The political and economic system of the German Democratic Republic – otherwise known as East Germany – had been toppled on the streets with mass demonstrations and protesters shouting “We are the people,” leading to the destruction of the Wall, and later to the Soviet-dominated east’s first free elections, which ended the hardline communist regime there.
Then, with the election triumph of Lothar de Maiziere – who would be the last prime minister of the GDR – the process of dismantling the old state moved from the street into the government offices.
The question had stopped being whether reunification would occur, with the issue at that point being the way in which it would be accomplished in the economic, social and legal spheres.
The Unification Treaty was negotiated in just eight weeks and had been preceded by another agreement on monetary, political and social unification. What was still lacking, however, was agreement on the basis for political and legal unification of the western and eastern zones.
The head of the negotiating team for the Federal Republic of Germany – the Western portion – was then-Interior Minister Wolfgang Schaeuble, while the GDR’s team was headed by that regime’s secretary of state, Guenther Krausse.
According to the constitution of West Germany, two possibilities were available for defining the basis of reunification.
The first was set forth in Article 23, and it permitted the newly reunified Germany to take over the constitutional order of West Germany. The second, based on Article 146, set forth the creation of a new common Constitution for the two portions of greater Germany.
The first solution was the one selected and this accelerated the process of reunification.
Critics of that option said that a constitutional debate prior to the adoption of a new constitution would have created – especially in the western portion of the country – greater awareness of what reunification implied, while Germans in the eastern part would have felt greater participation in the process.
Defenders of the fast track noted that the window of opportunity for reunification could have closed quickly and they alluded to the coup attempt in the Soviet Union against Mikhail Gorbachev.
In any case, in the east the manner whereby reunification was being achieved was being established by western authorities. In a survey published on Monday by the MDR television network, 66 percent of respondents said that the interests of the East Germans were not sufficiently considered in the treaty.
Some 17 percent of those surveyed believe that the East Germans’ sentiments were completely ignored and just 9 percent said that their feelings were adequately considered.
That discontent is occasionally expressed at the polls, as has been seen by the rise in the eastern region of the ultrarightist Alternative for Germany and, also although in another sense, with the relatively high popularity at the polls of The Left and the now-defunct Party of Democratic Socialism.
The most radical criticism of the process talk about an “Anschluss” (annexation).

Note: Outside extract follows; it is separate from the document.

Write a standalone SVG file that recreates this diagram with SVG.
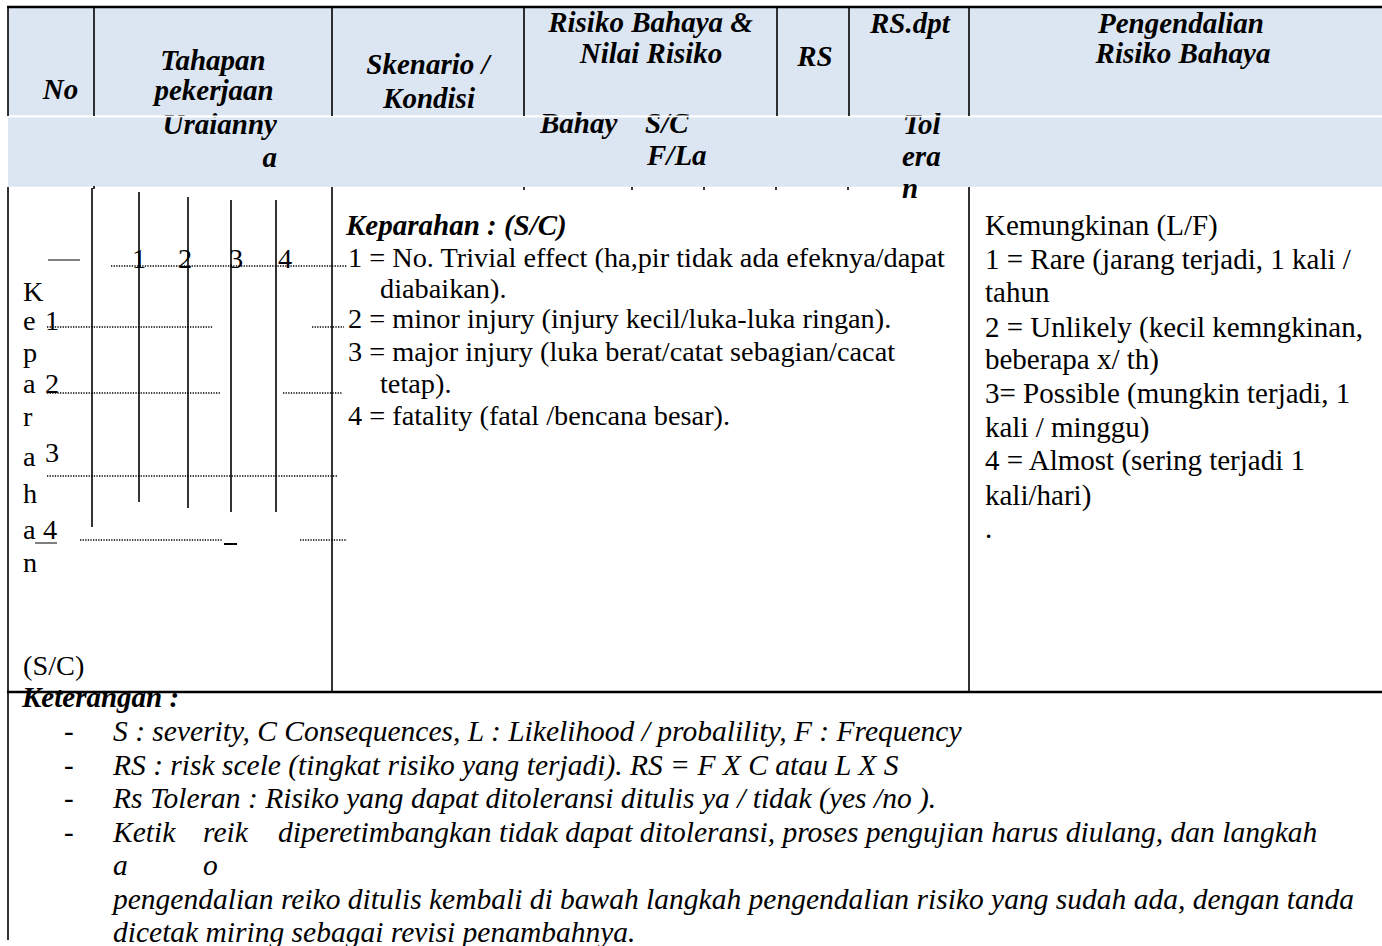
<svg xmlns="http://www.w3.org/2000/svg" width="1382" height="946" viewBox="0 0 1382 946">
<style>
.hb{font-family:"Liberation Serif","Times New Roman",serif;font-weight:bold;font-style:italic;font-size:29px;fill:#000}
.b28{font-family:"Liberation Serif","Times New Roman",serif;font-size:28.3px;fill:#000}
.b29{font-family:"Liberation Serif","Times New Roman",serif;font-size:29px;fill:#000}
.it{font-family:"Liberation Serif","Times New Roman",serif;font-style:italic;font-size:29.5px;fill:#000}
.c{text-anchor:middle}
.e{text-anchor:end}
.ln{stroke:#000;stroke-width:1.6;fill:none}
.thk{stroke:#000;stroke-width:2.4;fill:none}
.dot{stroke:#000;stroke-width:1.3;stroke-dasharray:1.3 1.3;fill:none}
.band{fill:#DCE6F2}
</style>

<g id="header">
  <rect class="band" x="8" y="7" width="1374" height="108.5"/>
  <rect class="band" x="8" y="117.3" width="1374" height="69.5"/>
  <text class="hb c" x="60.5" y="99">No</text>
  <text class="hb c" x="213" y="69.5">Tahapan</text>
  <text class="hb c" x="214" y="100">pekerjaan</text>
  <text class="hb c" x="428" y="74">Skenario /</text>
  <text class="hb c" x="429" y="108">Kondisi</text>
  <text class="hb c" x="650.5" y="32">Risiko Bahaya &amp;</text>
  <text class="hb c" x="651" y="63">Nilai Risiko</text>
  <text class="hb c" x="815" y="66">RS</text>
  <text class="hb" x="870" y="33">RS.dpt</text>
  <text class="hb c" x="1181" y="33">Pengendalian</text>
  <text class="hb c" x="1183" y="63">Risiko Bahaya</text>
</g>

<g id="subheader">
  <text class="hb e" x="277" y="134">Uraianny</text>
  <text class="hb e" x="277" y="167">a</text>
  <text class="hb" x="540" y="133">Bahay</text>
  <text class="hb" x="645" y="133">S/C</text>
  <text class="hb" x="647" y="165">F/La</text>
  <text class="hb" x="903" y="134">Tol</text>
  <text class="hb" x="902" y="166">era</text>
  <text class="hb" x="902" y="198">n</text>
  <rect x="0" y="115.5" width="1382" height="1.8" fill="#fff"/>
</g>

<g id="severity-axis">
  <text class="b28" x="23" y="301">K</text>
  <text class="b28" x="23" y="330">e</text>
  <text class="b28" x="45" y="330">1</text>
  <text class="b28" x="23" y="362">p</text>
  <text class="b28" x="23" y="393">a</text>
  <text class="b28" x="45" y="393">2</text>
  <text class="b28" x="23" y="426">r</text>
  <text class="b28" x="23" y="466">a</text>
  <text class="b28" x="45" y="462">3</text>
  <text class="b28" x="23" y="503">h</text>
  <text class="b28" x="23" y="539">a</text>
  <text class="b28" x="43" y="539">4</text>
  <text class="b28" x="23" y="572">n</text>
  <text class="b28" x="23" y="675">(S/C)</text>
  <text class="b28" x="132" y="268">1</text>
  <text class="b28" x="178" y="268">2</text>
  <text class="b28" x="229" y="268">3</text>
  <text class="b28" x="278" y="268">4</text>
</g>

<g id="keparahan">
  <text class="hb" x="346" y="235">Keparahan : (S/C)</text>
  <text class="b28" x="348" y="267">1 = No. Trivial effect (ha,pir tidak ada efeknya/dapat</text>
  <text class="b28" x="380" y="298">diabaikan).</text>
  <text class="b28" x="348" y="328">2 = minor injury (injury kecil/luka-luka ringan).</text>
  <text class="b28" x="348" y="361">3 = major injury (luka berat/catat sebagian/cacat</text>
  <text class="b28" x="380" y="393">tetap).</text>
  <text class="b28" x="348" y="425">4 = fatality (fatal /bencana besar).</text>
</g>

<g id="kemungkinan">
  <text class="b29" x="985" y="235">Kemungkinan (L/F)</text>
  <text class="b29" x="985" y="269">1 = Rare (jarang terjadi, 1 kali /</text>
  <text class="b29" x="985" y="302">tahun</text>
  <text class="b29" x="985" y="337">2 = Unlikely (kecil kemngkinan,</text>
  <text class="b29" x="985" y="369">beberapa x/ th)</text>
  <text class="b29" x="985" y="403">3= Possible (mungkin terjadi, 1</text>
  <text class="b29" x="985" y="437">kali / minggu)</text>
  <text class="b29" x="985" y="470">4 = Almost (sering terjadi 1</text>
  <text class="b29" x="985" y="505">kali/hari)</text>
  <text class="b29" x="985" y="538">.</text>
</g>

<g id="keterangan">
  <text class="hb" x="22" y="707">Keterangan :</text>
  <text class="b29" x="64" y="741">-</text>
  <text class="b29" x="64" y="774.5">-</text>
  <text class="b29" x="64" y="808">-</text>
  <text class="b29" x="64" y="841.5">-</text>
  <text class="it" x="113" y="741">S : severity, C Consequences, L : Likelihood / probalility, F : Frequency</text>
  <text class="it" x="113" y="774.5">RS : risk scele (tingkat risiko yang terjadi). RS = F X C atau L X S</text>
  <text class="it" x="113" y="808">Rs Toleran : Risiko yang dapat ditoleransi ditulis ya / tidak (yes /no ).</text>
  <text class="it" x="113" y="841.5">Ketik</text>
  <text class="it" x="203" y="841.5">reik</text>
  <text class="it" x="278" y="841.5">diperetimbangkan tidak dapat ditoleransi, proses pengujian harus diulang, dan langkah</text>
  <text class="it" x="113" y="875">a</text>
  <text class="it" x="203" y="875">o</text>
  <text class="it" x="113" y="908.5">pengendalian reiko ditulis kembali di bawah langkah pengendalian risiko yang sudah ada, dengan tanda</text>
  <text class="it" x="113" y="942">dicetak miring sebagai revisi penambahnya.</text>
</g>

<g id="connectors">
  <line class="thk" x1="7" y1="7" x2="1382" y2="7"/>
  <line class="ln" x1="8" y1="7" x2="8" y2="116"/>
  <line class="ln" x1="94" y1="7" x2="94" y2="116"/>
  <line class="ln" x1="332" y1="7" x2="332" y2="116"/>
  <line class="ln" x1="524" y1="7" x2="524" y2="116"/>
  <line class="ln" x1="777" y1="7" x2="777" y2="116"/>
  <line class="ln" x1="849" y1="7" x2="849" y2="116"/>
  <line class="ln" x1="969" y1="7" x2="969" y2="116"/>
  <line class="ln" x1="8" y1="187" x2="8" y2="940"/>
  <line class="ln" x1="332" y1="187" x2="332" y2="692"/>
  <line class="ln" x1="969" y1="187" x2="969" y2="692"/>
  <g class="ln">
    <line x1="94" y1="186" x2="94" y2="189"/>
    <line x1="524" y1="187" x2="524" y2="190"/>
    <line x1="632" y1="187" x2="632" y2="190"/>
    <line x1="704" y1="187" x2="704" y2="190"/>
    <line x1="776" y1="187" x2="776" y2="190"/>
    <line x1="848" y1="187" x2="848" y2="190"/>
  </g>
  <line class="thk" x1="7" y1="692" x2="1382" y2="692"/>
  <line class="ln" x1="92" y1="188" x2="92" y2="527"/>
  <line class="ln" x1="139" y1="192" x2="139" y2="502"/>
  <line class="ln" x1="188" y1="197" x2="188" y2="508"/>
  <line class="ln" x1="231" y1="200" x2="231" y2="512"/>
  <line class="ln" x1="276" y1="200" x2="276" y2="512"/>
  <line stroke="#000" stroke-width="1" x1="48" y1="260" x2="80" y2="260"/>
  <line stroke="#000" stroke-width="1" x1="35" y1="543" x2="57" y2="543"/>
  <line stroke="#000" stroke-width="2" x1="224" y1="544" x2="237" y2="544"/>
  <line class="dot" x1="111" y1="266" x2="347" y2="266"/>
  <line class="dot" x1="47" y1="327" x2="213" y2="327"/>
  <line class="dot" x1="312" y1="327" x2="344" y2="327"/>
  <line class="dot" x1="47" y1="393" x2="220" y2="393"/>
  <line class="dot" x1="283" y1="393" x2="342" y2="393"/>
  <line class="dot" x1="47" y1="476" x2="338" y2="476"/>
  <line class="dot" x1="80" y1="540" x2="223" y2="540"/>
  <line class="dot" x1="300" y1="540" x2="347" y2="540"/>
</g>
</svg>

The accelerated privatization of East Germany’s state-run companies led many eastern German companies to experience unemployment for the first time in their existence.
In many regards, since then living conditions have been moving closer together in the two zones and figures show that eastern Germans are significantly better off economically now than they were under the old communist regime, although many disagree with that apparent fact for various reasons.
The treaty created five new federated states – Brandenburg, Mecklenburg-Vorpommern, Saxony, Saxony-Anhalt and Thuringia – and it merged East and West Berlin into one metropolis, establishing it as the capital of the reunified nation.
In the preamble to the Constitution, which earlier had set reunification merely as a goal, it was newly declared that Germans in the 16 federated states had achieved unity.
The treaty was approved by the parliaments of both West and East Germany, and on Oct. 3, 1990, the formal reunification of the nation was finalized.